══ Stored data

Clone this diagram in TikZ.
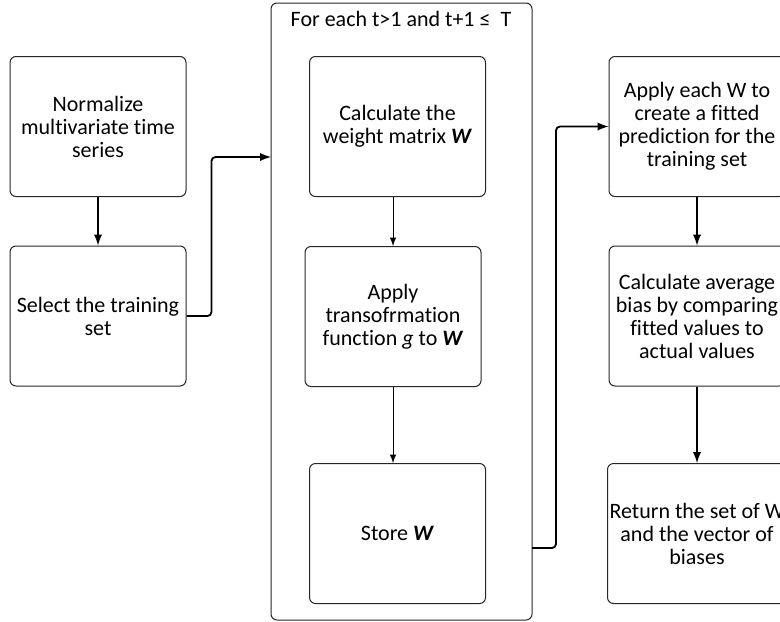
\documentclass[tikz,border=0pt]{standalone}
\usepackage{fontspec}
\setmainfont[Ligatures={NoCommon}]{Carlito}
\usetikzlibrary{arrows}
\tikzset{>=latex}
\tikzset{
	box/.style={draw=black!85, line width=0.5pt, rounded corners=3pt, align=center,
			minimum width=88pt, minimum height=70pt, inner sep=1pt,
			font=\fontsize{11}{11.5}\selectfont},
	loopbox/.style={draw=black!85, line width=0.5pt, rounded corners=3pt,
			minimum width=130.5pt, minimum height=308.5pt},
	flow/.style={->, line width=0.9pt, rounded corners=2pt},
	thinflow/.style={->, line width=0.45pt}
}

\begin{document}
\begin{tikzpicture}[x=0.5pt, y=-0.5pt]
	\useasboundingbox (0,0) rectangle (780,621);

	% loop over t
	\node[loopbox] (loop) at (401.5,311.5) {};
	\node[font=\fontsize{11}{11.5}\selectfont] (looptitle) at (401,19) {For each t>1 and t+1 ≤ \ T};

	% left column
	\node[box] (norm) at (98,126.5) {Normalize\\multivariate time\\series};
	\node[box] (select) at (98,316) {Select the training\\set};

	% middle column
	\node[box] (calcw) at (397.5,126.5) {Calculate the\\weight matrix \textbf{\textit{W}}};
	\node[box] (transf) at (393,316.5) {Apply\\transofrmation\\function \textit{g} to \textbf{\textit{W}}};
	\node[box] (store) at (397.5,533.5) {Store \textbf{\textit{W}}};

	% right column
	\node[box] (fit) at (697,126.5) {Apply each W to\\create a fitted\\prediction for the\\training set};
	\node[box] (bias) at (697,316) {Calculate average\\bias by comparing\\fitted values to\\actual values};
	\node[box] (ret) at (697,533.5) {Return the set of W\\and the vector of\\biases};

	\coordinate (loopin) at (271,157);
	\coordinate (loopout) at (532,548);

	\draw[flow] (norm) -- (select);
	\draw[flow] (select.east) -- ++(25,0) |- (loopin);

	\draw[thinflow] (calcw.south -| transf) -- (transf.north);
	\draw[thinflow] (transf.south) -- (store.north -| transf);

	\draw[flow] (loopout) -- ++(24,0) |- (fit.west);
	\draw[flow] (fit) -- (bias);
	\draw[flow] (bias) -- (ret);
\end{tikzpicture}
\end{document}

════

Omitting all pictures, restate exactly the lines of the material from its start through the line that contains "(select) at (98,316)".

§ **Exercise result**:
Clone this diagram in TikZ.
\documentclass[tikz,border=0pt]{standalone}
\usepackage{fontspec}
\setmainfont[Ligatures={NoCommon}]{Carlito}
\usetikzlibrary{arrows}
\tikzset{>=latex}
\tikzset{
	box/.style={draw=black!85, line width=0.5pt, rounded corners=3pt, align=center,
			minimum width=88pt, minimum height=70pt, inner sep=1pt,
			font=\fontsize{11}{11.5}\selectfont},
	loopbox/.style={draw=black!85, line width=0.5pt, rounded corners=3pt,
			minimum width=130.5pt, minimum height=308.5pt},
	flow/.style={->, line width=0.9pt, rounded corners=2pt},
	thinflow/.style={->, line width=0.45pt}
}

\begin{document}
\begin{tikzpicture}[x=0.5pt, y=-0.5pt]
	\useasboundingbox (0,0) rectangle (780,621);

	% loop over t
	\node[loopbox] (loop) at (401.5,311.5) {};
	\node[font=\fontsize{11}{11.5}\selectfont] (looptitle) at (401,19) {For each t>1 and t+1 ≤ \ T};

	% left column
	\node[box] (norm) at (98,126.5) {Normalize\\multivariate time\\series};
	\node[box] (select) at (98,316) {Select the training\\set};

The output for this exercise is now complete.